### [PROBLEM REQUIREMENTS]
Output, please, exactly those lines of the listing that come before the line with "ph = H - T - B", along with that line itself.

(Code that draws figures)
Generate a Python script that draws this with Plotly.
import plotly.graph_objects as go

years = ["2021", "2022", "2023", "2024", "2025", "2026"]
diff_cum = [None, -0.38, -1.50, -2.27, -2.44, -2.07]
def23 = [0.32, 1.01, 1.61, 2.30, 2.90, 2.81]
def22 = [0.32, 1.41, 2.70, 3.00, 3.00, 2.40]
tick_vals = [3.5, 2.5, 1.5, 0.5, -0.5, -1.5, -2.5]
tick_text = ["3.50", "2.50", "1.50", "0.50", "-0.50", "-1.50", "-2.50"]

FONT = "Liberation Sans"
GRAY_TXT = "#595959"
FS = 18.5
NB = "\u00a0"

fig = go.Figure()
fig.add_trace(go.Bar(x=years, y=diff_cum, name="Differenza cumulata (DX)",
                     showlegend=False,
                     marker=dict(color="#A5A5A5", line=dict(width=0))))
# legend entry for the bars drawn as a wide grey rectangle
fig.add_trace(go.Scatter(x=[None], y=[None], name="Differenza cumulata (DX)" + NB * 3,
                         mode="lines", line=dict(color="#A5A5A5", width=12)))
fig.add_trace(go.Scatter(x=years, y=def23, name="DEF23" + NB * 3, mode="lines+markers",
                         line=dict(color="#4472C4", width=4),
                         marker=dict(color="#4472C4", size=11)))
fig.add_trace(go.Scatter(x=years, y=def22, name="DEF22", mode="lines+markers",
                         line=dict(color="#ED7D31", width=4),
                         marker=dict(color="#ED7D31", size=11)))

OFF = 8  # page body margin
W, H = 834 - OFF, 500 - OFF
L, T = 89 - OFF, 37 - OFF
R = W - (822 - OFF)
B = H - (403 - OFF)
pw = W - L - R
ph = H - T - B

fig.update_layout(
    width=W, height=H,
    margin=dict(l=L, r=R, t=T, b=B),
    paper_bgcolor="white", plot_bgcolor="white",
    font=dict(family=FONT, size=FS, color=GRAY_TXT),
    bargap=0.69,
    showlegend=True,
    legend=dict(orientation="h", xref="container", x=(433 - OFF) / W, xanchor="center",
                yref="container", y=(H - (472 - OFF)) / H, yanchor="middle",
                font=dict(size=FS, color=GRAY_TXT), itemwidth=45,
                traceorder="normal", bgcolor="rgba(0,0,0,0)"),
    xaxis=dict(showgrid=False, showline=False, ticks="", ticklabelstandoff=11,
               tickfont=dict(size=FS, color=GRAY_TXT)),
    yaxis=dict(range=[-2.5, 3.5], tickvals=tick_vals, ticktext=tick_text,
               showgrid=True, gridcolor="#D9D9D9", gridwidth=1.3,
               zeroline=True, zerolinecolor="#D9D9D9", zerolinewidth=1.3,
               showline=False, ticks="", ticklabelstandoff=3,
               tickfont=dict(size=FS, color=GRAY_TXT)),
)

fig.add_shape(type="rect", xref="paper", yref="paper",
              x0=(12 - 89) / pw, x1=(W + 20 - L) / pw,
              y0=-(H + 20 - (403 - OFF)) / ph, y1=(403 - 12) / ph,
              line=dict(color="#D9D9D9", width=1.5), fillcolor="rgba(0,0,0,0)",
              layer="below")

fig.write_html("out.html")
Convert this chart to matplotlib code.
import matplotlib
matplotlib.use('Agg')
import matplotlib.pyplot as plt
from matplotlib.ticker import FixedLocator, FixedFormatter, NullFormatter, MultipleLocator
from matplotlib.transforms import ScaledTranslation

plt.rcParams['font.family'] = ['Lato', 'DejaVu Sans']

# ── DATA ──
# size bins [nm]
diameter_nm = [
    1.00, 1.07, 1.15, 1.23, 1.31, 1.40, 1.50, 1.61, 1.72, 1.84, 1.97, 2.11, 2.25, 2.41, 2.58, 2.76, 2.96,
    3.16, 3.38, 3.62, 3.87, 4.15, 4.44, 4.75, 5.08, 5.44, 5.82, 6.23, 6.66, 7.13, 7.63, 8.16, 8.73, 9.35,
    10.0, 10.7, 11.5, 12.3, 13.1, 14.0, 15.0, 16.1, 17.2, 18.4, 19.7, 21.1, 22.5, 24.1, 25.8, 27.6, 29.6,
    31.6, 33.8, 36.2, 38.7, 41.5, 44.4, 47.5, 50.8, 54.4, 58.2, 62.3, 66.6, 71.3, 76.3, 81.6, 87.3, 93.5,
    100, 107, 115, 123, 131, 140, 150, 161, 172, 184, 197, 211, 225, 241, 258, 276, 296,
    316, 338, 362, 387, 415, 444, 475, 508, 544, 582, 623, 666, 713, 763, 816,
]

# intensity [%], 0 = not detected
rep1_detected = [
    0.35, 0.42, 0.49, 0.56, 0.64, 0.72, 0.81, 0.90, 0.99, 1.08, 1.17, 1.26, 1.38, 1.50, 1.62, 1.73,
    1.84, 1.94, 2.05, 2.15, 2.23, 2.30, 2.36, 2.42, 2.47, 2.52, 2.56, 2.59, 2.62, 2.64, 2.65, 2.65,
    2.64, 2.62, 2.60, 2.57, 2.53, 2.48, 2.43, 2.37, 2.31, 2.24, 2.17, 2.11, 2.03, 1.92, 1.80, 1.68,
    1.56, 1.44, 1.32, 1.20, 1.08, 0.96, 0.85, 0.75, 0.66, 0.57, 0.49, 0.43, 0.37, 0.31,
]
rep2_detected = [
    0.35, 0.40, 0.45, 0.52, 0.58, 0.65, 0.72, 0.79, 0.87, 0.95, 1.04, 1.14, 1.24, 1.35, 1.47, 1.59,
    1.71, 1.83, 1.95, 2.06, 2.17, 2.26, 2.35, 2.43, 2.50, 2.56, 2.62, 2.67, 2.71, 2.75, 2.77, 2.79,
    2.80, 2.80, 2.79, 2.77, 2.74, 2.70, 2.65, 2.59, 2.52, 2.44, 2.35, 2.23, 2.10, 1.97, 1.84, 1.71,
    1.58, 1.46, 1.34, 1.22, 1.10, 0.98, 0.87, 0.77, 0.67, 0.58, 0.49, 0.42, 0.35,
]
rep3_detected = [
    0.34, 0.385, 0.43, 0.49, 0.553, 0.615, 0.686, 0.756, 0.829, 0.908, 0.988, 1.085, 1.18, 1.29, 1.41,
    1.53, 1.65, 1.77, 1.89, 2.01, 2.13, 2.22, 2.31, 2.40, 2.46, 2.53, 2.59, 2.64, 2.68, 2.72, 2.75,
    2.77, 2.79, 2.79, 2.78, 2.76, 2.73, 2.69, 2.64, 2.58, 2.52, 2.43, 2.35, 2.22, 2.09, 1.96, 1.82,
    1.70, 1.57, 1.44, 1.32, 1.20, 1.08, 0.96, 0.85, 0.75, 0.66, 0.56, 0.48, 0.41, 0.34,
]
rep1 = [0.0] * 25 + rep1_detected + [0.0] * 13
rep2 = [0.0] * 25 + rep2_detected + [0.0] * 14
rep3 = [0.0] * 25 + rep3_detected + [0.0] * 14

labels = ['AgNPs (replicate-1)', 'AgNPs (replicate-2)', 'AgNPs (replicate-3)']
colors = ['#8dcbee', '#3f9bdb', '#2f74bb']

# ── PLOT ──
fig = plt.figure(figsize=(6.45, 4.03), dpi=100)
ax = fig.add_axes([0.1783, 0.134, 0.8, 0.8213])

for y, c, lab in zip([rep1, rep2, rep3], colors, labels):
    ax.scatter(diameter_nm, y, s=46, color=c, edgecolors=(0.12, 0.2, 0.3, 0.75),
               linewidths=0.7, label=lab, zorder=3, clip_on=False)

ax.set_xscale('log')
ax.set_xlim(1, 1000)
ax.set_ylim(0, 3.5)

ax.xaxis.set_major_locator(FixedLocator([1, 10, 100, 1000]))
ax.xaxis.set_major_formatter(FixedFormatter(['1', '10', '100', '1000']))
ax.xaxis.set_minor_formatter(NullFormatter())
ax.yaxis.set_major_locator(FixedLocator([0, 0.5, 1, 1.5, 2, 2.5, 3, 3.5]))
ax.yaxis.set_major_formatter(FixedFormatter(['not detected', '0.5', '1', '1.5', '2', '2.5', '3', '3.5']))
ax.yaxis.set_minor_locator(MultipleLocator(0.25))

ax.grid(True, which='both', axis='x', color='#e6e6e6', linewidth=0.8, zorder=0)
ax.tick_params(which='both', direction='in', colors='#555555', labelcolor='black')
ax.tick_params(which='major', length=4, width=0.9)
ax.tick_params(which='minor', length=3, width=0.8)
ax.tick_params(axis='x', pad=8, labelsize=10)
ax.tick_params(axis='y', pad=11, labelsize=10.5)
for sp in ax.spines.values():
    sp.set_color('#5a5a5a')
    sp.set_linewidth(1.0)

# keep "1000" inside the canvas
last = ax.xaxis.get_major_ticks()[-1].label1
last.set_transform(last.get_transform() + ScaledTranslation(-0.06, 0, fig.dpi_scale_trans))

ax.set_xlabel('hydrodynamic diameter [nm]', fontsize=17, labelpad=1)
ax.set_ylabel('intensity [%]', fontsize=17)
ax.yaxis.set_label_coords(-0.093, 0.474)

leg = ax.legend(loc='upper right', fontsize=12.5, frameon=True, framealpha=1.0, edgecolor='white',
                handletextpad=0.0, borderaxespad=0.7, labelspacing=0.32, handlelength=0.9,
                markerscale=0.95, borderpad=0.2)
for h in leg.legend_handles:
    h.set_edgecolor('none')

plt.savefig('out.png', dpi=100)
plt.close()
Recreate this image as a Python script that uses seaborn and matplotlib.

### [TASK SOLUTION]
Generate a Python script that draws this with Plotly.
import plotly.graph_objects as go

years = ["2021", "2022", "2023", "2024", "2025", "2026"]
diff_cum = [None, -0.38, -1.50, -2.27, -2.44, -2.07]
def23 = [0.32, 1.01, 1.61, 2.30, 2.90, 2.81]
def22 = [0.32, 1.41, 2.70, 3.00, 3.00, 2.40]
tick_vals = [3.5, 2.5, 1.5, 0.5, -0.5, -1.5, -2.5]
tick_text = ["3.50", "2.50", "1.50", "0.50", "-0.50", "-1.50", "-2.50"]

FONT = "Liberation Sans"
GRAY_TXT = "#595959"
FS = 18.5
NB = "\u00a0"

fig = go.Figure()
fig.add_trace(go.Bar(x=years, y=diff_cum, name="Differenza cumulata (DX)",
                     showlegend=False,
                     marker=dict(color="#A5A5A5", line=dict(width=0))))
# legend entry for the bars drawn as a wide grey rectangle
fig.add_trace(go.Scatter(x=[None], y=[None], name="Differenza cumulata (DX)" + NB * 3,
                         mode="lines", line=dict(color="#A5A5A5", width=12)))
fig.add_trace(go.Scatter(x=years, y=def23, name="DEF23" + NB * 3, mode="lines+markers",
                         line=dict(color="#4472C4", width=4),
                         marker=dict(color="#4472C4", size=11)))
fig.add_trace(go.Scatter(x=years, y=def22, name="DEF22", mode="lines+markers",
                         line=dict(color="#ED7D31", width=4),
                         marker=dict(color="#ED7D31", size=11)))

OFF = 8  # page body margin
W, H = 834 - OFF, 500 - OFF
L, T = 89 - OFF, 37 - OFF
R = W - (822 - OFF)
B = H - (403 - OFF)
pw = W - L - R
ph = H - T - B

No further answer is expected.